Determining the area of a regular hexagon requires a specific mathematical approach due to its unique geometry, consisting of six equal equilateral triangles. Understanding this formula is essential for fields ranging from architecture and engineering to crystallography and urban planning, where hexagonal patterns frequently appear. The most direct calculation uses the side length, but derivations based on other measurements like the apothem or the circumradius are equally important for practical applications.
Deconstructing the Hexagon
A regular hexagon can be divided into six congruent equilateral triangles by drawing lines from the center to each vertex. This structural property is the key to deriving the standard area formula. By calculating the area of one of these triangles and multiplying the result by six, we establish a reliable method for finding the total surface area. This geometric decomposition simplifies a complex shape into manageable, identical components.
Formula Based on Side Length
If you know the length of one side, labeled as \( s \), the formula for the area is \( \frac{3\sqrt{3}}{2} s^2 \). This expression is derived from the area of the equilateral triangle, \( \frac{\sqrt{3}}{4} s^2 \), multiplied by six. For quick calculations, the coefficient \( \frac{3\sqrt{3}}{2} \) is approximately 2.598, providing a straightforward multiplication once the side length is squared.
Worked Example
Imagine a regular hexagon with a side length of 4 units. Applying the formula, you square the side length to get 16, then multiply by 2.598. The resulting area is approximately 41.57 square units. This concrete example demonstrates how the abstract formula translates into a real-world measurement, allowing for precise material estimates or spatial analysis.

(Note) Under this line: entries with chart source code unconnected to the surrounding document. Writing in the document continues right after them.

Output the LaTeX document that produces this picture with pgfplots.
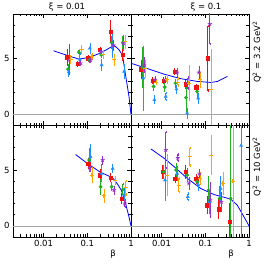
\documentclass[border=0pt]{standalone}
\usepackage{pgfplots}
\pgfplotsset{compat=1.18}
\usepackage{fontspec}
\setmainfont{DejaVu Sans}
\definecolor{cred}{HTML}{F01010}
\definecolor{cgreen}{HTML}{20B020}
\definecolor{cblue}{HTML}{1E90FF}
\definecolor{cpurple}{HTML}{9932CC}
\definecolor{corange}{HTML}{FFA500}
\definecolor{ccurve}{HTML}{0000FF}
\pgfplotsset{
  mypanel/.style={scale only axis, width=118pt, height=111.5pt,
    xmin=0.002, xmax=1, ymin=-1, ymax=9, ytick={0,5}, minor ytick={1,2,3,4,6,7,8},
    xtick={0.01,0.1,1},
    minor xtick={0.002,0.003,0.004,0.005,0.006,0.007,0.008,0.009,0.02,0.03,0.04,0.05,0.06,0.07,0.08,0.09,0.2,0.3,0.4,0.5,0.6,0.7,0.8,0.9},
    axis line style={line width=0.7pt}, tick style={line width=0.6pt, black},
    major tick length=4pt, minor tick length=2.5pt,
    font=\fontsize{8.5}{10}\selectfont,
    xticklabel style={/pgf/number format/assume math mode=true},
    yticklabel style={/pgf/number format/assume math mode=true},
    anchor=south west},
  mybase/.style={only marks, error bars/y dir=both, error bars/y explicit,
    error bars/error bar style={line width=0.65pt}, error bars/error mark options={mark size=1.2pt, line width=0.5pt}},
  sred/.style={color=cred, mark=square*, mark size=1.6pt, mybase},
  sgreen/.style={color=cgreen, mark=*, mark size=1.7pt, mybase},
  sblue/.style={color=cblue, mark=triangle*, mark size=1.8pt, mybase},
  spurple/.style={color=cpurple, mark=star, mark size=2.1pt, mark options={line width=0.8pt}, mybase},
  sorange/.style={color=corange, mark=+, mark size=2.1pt, mark options={line width=1pt}, mybase},
  mycurve/.style={color=ccurve, line width=0.8pt, no marks},
  myzero/.style={color=black!35, line width=0.6pt, no marks},
}
\begin{document}
\begin{tikzpicture}
\useasboundingbox (0pt,0pt) rectangle (269pt,264pt);
% top left
\begin{axis}[xmode=log, mypanel, at={(13pt,138.5pt)}, xticklabels={}]
\addplot[myzero] coordinates {(0.002,0) (1,0)};
\addplot[mycurve] coordinates {(0.017,5.7) (0.034,5.3) (0.064,4.95) (0.11,5.1) (0.2,5.5) (0.29,5.85) (0.41,6.2) (0.53,5.8) (0.64,5.3) (0.76,3.4) (0.9,1.6) (1,0)};
\addplot[sred] coordinates {(0.0344,5.12) +- (0,0.67) (0.0605,4.52) +- (0,0.15) (0.1047,5.03) +- (0,0.2) (0.1945,5.77) +- (0,0.2) (0.343,7.41) +- (0,0.9) (0.636,5.33) +- (0,0.4)};
\addplot[sgreen] coordinates {(0.0363,4.05) +- (0,0.4) (0.0639,5.57) +- (0,0.2) (0.1104,4.88) +- (0,0.2) (0.209,5.33) +- (0,0.2) (0.361,6.43) +- (0,0.5) (0.648,6.43) +- (0,0.6)};
\addplot[sblue] coordinates {(0.0376,3.8) +- (0,0.3) (0.0674,4.95) +- (0,0.5) (0.1145,5.92) +- (0,0.4) (0.213,4.43) +- (0,0.4) (0.381,6.2) +- (0,1.0) (0.695,3.84) +- (0,0.6)};
\addplot[spurple] coordinates {(0.0389,4.9) +- (0,1.3) (0.070,4.58) +- (0,0.15) (0.1186,4.88) +- (0,0.15) (0.2018,5.6) +- (0,0.2) (0.395,6.2) +- (0,0.4) (0.671,6.4) +- (0,0.4)};
\addplot[sorange] coordinates {(0.0417,4.9) +- (0,0.3) (0.0737,5.83) +- (0,0.3) (0.1274,5.18) +- (0,0.2) (0.2325,5.33) +- (0,0.3) (0.409,4.88) +- (0,0.4) (0.733,6.5) +- (0,0.5)};
\end{axis}
% top right
\begin{axis}[xmode=log, mypanel, at={(131pt,138.5pt)}, xticklabels={}, yticklabels={}]
\addplot[myzero] coordinates {(0.002,0) (1,0)};
\addplot[mycurve] coordinates {(0.002,4.58) (0.0048,4.1) (0.0115,3.6) (0.0275,3.2) (0.066,2.95) (0.135,2.86) (0.19,2.95) (0.32,3.4)};
\addplot[sred] coordinates {(0.00338,4.05) +- (0,0.75) (0.00627,3.0) +- (0,0.2) (0.0110,3.0) +- (0,0.2) (0.0197,3.84) +- (0,0.2) (0.0352,2.7) +- (0,0.3) (0.0618,2.44) +- (0,0.2) (0.114,5.03) +- (0,2.9)};
\addplot[sgreen] coordinates {(0.0037,4.2) +- (0,1.7) (0.0066,2.5) +- (0,0.3) (0.0118,2.44) +- (0,0.3) (0.0208,2.8) +- (0,0.3) (0.0364,1.5) +- (0,1.2) (0.0651,2.05) +- (0,0.5)};
\addplot[sblue] coordinates {(0.00383,3.25) +- (0,2.8) (0.00684,1.3) +- (0,0.3) (0.0125,1.6) +- (0,0.3) (0.0219,2.26) +- (0,0.3) (0.0385,0.1) +- (0,0.4) (0.0687,1.45) +- (0,0.4)};
\addplot[spurple] coordinates {(0.00404,4.4) +- (0,0.6) (0.00709,3.1) +- (0,0.2) (0.0122,3.1) +- (0,0.2) (0.0227,3.75) +- (0,0.3) (0.0398,2.8) +- (0,0.5) (0.0713,3.75) +- (0,0.5) (0.127,8.1) +- (0,1.8)};
\addplot[sorange] coordinates {(0.00426,4.1) +- (0,0.7) (0.00748,2.9) +- (0,0.2) (0.0132,3.1) +- (0,0.3) (0.0235,2.9) +- (0,0.3) (0.0421,2.8) +- (0,1.5) (0.0765,3.1) +- (0,0.6) (0.137,2.26) +- (0,3.5)};
\end{axis}
% bottom left
\begin{axis}[xmode=log, mypanel, at={(13pt,27pt)}, xticklabels={0.01,0.1,1}]
\addplot[myzero] coordinates {(0.002,0) (1,0)};
\addplot[mycurve] coordinates {(0.054,6.4) (0.1,5.6) (0.2,4.8) (0.3,4.5) (0.4,4.2) (0.5,3.7) (0.6,3.2) (0.7,2.5) (0.8,1.6) (0.9,0.8) (1,0)};
\addplot[sred] coordinates {(0.1047,5.6) +- (0,0.4) (0.1945,4.55) +- (0,0.4) (0.343,4.3) +- (0,0.3) (0.604,2.45) +- (0,0.4)};
\addplot[sgreen] coordinates {(0.1104,5.9) +- (0,1.0) (0.2018,3.5) +- (0,0.6) (0.361,3.5) +- (0,0.3) (0.648,3.26) +- (0,0.5)};
\addplot[sblue] coordinates {(0.1186,6.2) +- (0,1.0) (0.213,4.7) +- (0,0.7) (0.381,5.15) +- (0,0.3) (0.695,2.75) +- (0,0.6)};
\addplot[spurple] coordinates {(0.1145,5.2) +- (0,0.3) (0.2245,5.9) +- (0,0.3) (0.409,3.2) +- (0,0.3) (0.72,2.0) +- (0,0.3)};
\addplot[sorange] coordinates {(0.1274,4.55) +- (0,0.6) (0.241,2.7) +- (0,0.5) (0.432,4.1) +- (0,0.3) (0.760,3.4) +- (0,0.6)};
\end{axis}
% bottom right
\begin{axis}[xmode=log, mypanel, at={(131pt,27pt)}, xticklabels={0.01,0.1,1}, yticklabels={}]
\addplot[myzero] coordinates {(0.002,0) (1,0)};
\addplot[mycurve] coordinates {(0.0057,6.9) (0.0115,6.05) (0.0195,5.3) (0.039,4.25) (0.079,3.35) (0.16,2.8) (0.38,2.4) (0.54,1.85) (0.77,0.8) (1,0)};
\addplot[sred] coordinates {(0.0106,4.85) +- (0,0.5) (0.0204,4.25) +- (0,0.3) (0.0352,4.85) +- (0,0.5) (0.0618,4.2) +- (0,0.3) (0.110,1.85) +- (0,0.7) (0.201,1.5) +- (0,0.8) (0.359,0.4) +- (0,1.5)};
\addplot[sgreen] coordinates {(0.0112,4.85) +- (0,0.5) (0.0215,5.0) +- (0,0.5) (0.0385,4.55) +- (0,0.5) (0.0651,3.95) +- (0,0.4) (0.119,3.2) +- (0,1.2) (0.212,2.45) +- (0,1.0) (0.379,2.45) +- (0,6.8)};
\addplot[sblue] coordinates {(0.0120,4.1) +- (0,1.8) (0.0227,4.7) +- (0,0.6) (0.0398,2.6) +- (0,0.3) (0.070,3.65) +- (0,0.4) (0.125,2.15) +- (0,1.0) (0.224,3.35) +- (0,1.0) (0.66,7.2) +- (0,8.5)};
\addplot[spurple] coordinates {(0.0125,6.8) +- (0,1.6) (0.0235,6.1) +- (0,0.3) (0.0421,3.8) +- (0,0.5) (0.0738,4.7) +- (0,0.3) (0.130,2.3) +- (0,1.5) (0.232,2.15) +- (0,0.8)};
\addplot[sorange] coordinates {(0.0134,4.55) +- (0,1.8) (0.0248,3.65) +- (0,0.6) (0.0443,6.2) +- (0,0.8) (0.0765,4.25) +- (0,0.5) (0.137,6.35) +- (0,1.7) (0.253,3.8) +- (0,0.9) (0.429,4.0) +- (0,5.5)};
\end{axis}
\begin{scope}[font=\fontsize{8.5}{10}\selectfont]
\node[anchor=base] at (67pt,254.5pt) {ξ = 0.01};
\node[anchor=base] at (206pt,254.5pt) {ξ = 0.1};
\node[rotate=90] at (257pt,212pt) {Q\textsuperscript{2} = 3.2 GeV\textsuperscript{2}};
\node[rotate=90] at (257pt,97pt) {Q\textsuperscript{2} = 10 GeV\textsuperscript{2}};
\node at (113pt,10pt) {β};
\node at (231pt,10pt) {β};
\end{scope}
\end{tikzpicture}
\end{document}
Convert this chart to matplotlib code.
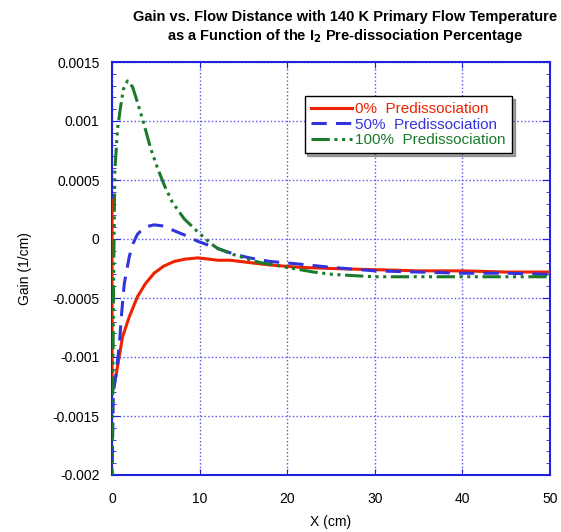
import matplotlib
matplotlib.use("Agg")
import matplotlib.pyplot as plt
from matplotlib.ticker import MultipleLocator

plt.rcParams['font.family'] = ['Liberation Sans', 'DejaVu Sans']

# 0% predissociation
x_red = [0.0, 0.0, 0.05, 0.43, 1.2, 1.97, 2.9, 3.8, 4.8, 5.9, 7.1, 8.4, 9.8, 11.0, 12.06, 13.5,
         15.7, 18.0, 21.4, 25.0, 30.0, 35.0, 40.0, 45.0, 50.0]
y_red = [0.00033, -0.0013, -0.00118, -0.00117, -0.00083, -0.00066, -0.00049, -0.00038, -0.00029,
         -0.00023, -0.00019, -0.00017, -0.00016, -0.00017, -0.00018, -0.00018, -0.0002, -0.00022,
         -0.00024, -0.00025, -0.00026, -0.00027, -0.00027, -0.00028, -0.00028]

# 50% predissociation
x_blue = [0.0, 0.15, 0.4, 0.82, 1.1, 1.4, 1.97, 2.4, 2.9, 3.7, 4.8, 5.9, 7.1, 8.4, 9.8, 12.06,
          14.0, 15.7, 18.0, 21.0, 25.0, 30.0, 35.0, 40.0, 45.0, 50.0]
y_blue = [-0.0021, -0.0013, -0.00118, -0.00091, -0.00063, -0.00038, -0.00015, -0.00004, 0.00004,
          0.0001, 0.00012, 0.00011, 0.00007, 0.00003, -0.00002, -0.00008, -0.00013, -0.00016,
          -0.00019, -0.00021, -0.00024, -0.00027, -0.00028, -0.00029, -0.00029, -0.0003]

# 100% predissociation
x_green = [0.0, 0.1, 0.2, 0.32, 0.63, 0.94, 1.3, 1.77, 2.34, 2.9, 3.7, 4.4, 5.2, 6.0, 6.9, 8.25,
           9.8, 11.3, 12.06, 13.8, 15.5, 16.9, 18.5, 20.7, 23.0, 25.2, 27.5, 30.0, 35.0, 40.0,
           45.0, 50.0]
y_green = [-0.0021, -0.0012, -0.0002, 0.00057, 0.00093, 0.0011, 0.00127, 0.00134, 0.00129,
           0.00116, 0.00096, 0.00077, 0.0006, 0.00045, 0.00031, 0.00017, 0.00006, -0.00004,
           -0.00008, -0.00013, -0.00017, -0.0002, -0.00022, -0.00025, -0.00028, -0.0003,
           -0.00031, -0.00032, -0.00032, -0.00032, -0.00032, -0.00032]

labels = ["0%  Predissociation", "50%  Predissociation", "100%  Predissociation"]
colors = ["#ee2200", "#3333dd", "#1a7a2a"]

fig = plt.figure(figsize=(5.61, 5.32), dpi=100)
ax = fig.add_axes([112/561, 1-475/532, 438/561, 413/532])

l1, = ax.plot(x_red, y_red, color=colors[0], lw=2.2, ls='-', label=labels[0], zorder=3)
l2, = ax.plot(x_blue, y_blue, color=colors[1], lw=2.2, ls=(0, (5, 3)), label=labels[1], zorder=3)
l3, = ax.plot(x_green, y_green, color=colors[2], lw=2.2,
              ls=(0, (6, 1.5, 1, 1.5, 1, 1.5, 1, 1.5)), label=labels[2], zorder=3)

ax.set_xlim(0, 50)
ax.set_ylim(-0.002, 0.0015)
ax.yaxis.set_minor_locator(MultipleLocator(0.0001))
yt = [-0.002, -0.0015, -0.001, -0.0005, 0, 0.0005, 0.001, 0.0015]
ax.set_yticks(yt)
ax.set_yticklabels(["-0.002", "-0.0015", "-0.001", "-0.0005", "0", "0.0005", "0.001", "0.0015"])
ax.set_xticks([0, 10, 20, 30, 40, 50])
ax.set_xticklabels(["0", "10", "20", "30", "40", "50"])

spine_c = "#2222dd"
for s in ax.spines.values():
    s.set_color(spine_c)
    s.set_linewidth(1.5)
ax.grid(True, which='major', color="#5555ee", ls=':', lw=1.0)
ax.tick_params(axis='y', which='both', direction='in', left=True, right=True, color=spine_c,
               labelsize=10, pad=9)
ax.tick_params(axis='y', which='major', length=6)
ax.tick_params(axis='y', which='minor', length=3)
ax.tick_params(axis='x', which='both', direction='in', top=True, bottom=True, color=spine_c,
               length=4, labelsize=10, pad=12)

ax.set_xlabel("X (cm)", fontsize=10, labelpad=7)
ax.set_ylabel("Gain (1/cm)", fontsize=10, labelpad=15)

fig.text(0.615, 0.982,
         "Gain vs. Flow Distance with 140 K Primary Flow Temperature\nas a Function of the I$_\\mathbf{2}$ Pre-dissociation Percentage",
         ha='center', va='top', fontsize=10.5, fontweight='bold', linespacing=1.3)

leg = ax.legend(handles=[l1, l2, l3], loc='upper left', bbox_to_anchor=(0.44, 0.918),
                fontsize=11, frameon=True, fancybox=False, shadow=True, edgecolor='black',
                handlelength=2.7, handletextpad=0.2, labelspacing=0.1, borderpad=0.4,
                borderaxespad=0)
leg.set_zorder(5)
leg.get_frame().set_linewidth(1.0)
for t, c in zip(leg.get_texts(), colors):
    t.set_color(c)

fig.savefig("out.png", dpi=100)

Using the Apothem and Perimeter
For situations where the side length is unknown but the apothem (the distance from the center to the midpoint of a side) and the perimeter are measurable, a different formula is more practical. The area equals half the product of the apothem and the perimeter, expressed as \( A = \frac{1}{2} \times a \times P \). This approach is widely used in surveying and architecture, where linear measurements are often easier to take than direct vertex distances.
Connecting the Formulas
It is important to recognize that these formulas are interconnected. The perimeter \( P \) is simply \( 6s \), and the apothem \( a \) is \( \frac{s\sqrt{3}}{2} \). Substituting these values into the apothem formula \( \frac{1}{2} \times a \times 6s \) simplifies directly to \( \frac{3\sqrt{3}}{2} s^2 \), proving that both methods yield the identical result for a regular hexagon.
Practical Applications
Hexagonal geometry is favored in engineering for its efficiency in distributing stress and minimizing material usage. Beehives naturally utilize this shape to store maximum honey with minimal wax, a principle mirrored in modern manufacturing. Calculating the area is critical for determining load capacity, thermal properties, or the amount of coating required for a hexagonal structure.
Common Pitfalls and Considerations
When applying the formula, ensure the polygon is regular, meaning all sides and angles are equal. Irregular hexagons require alternative methods like triangulation or the shoelace formula. Additionally, units must remain consistent; mixing metric and imperial measurements will lead to incorrect results. Always square the linear dimension before multiplying by the constant to maintain dimensional accuracy.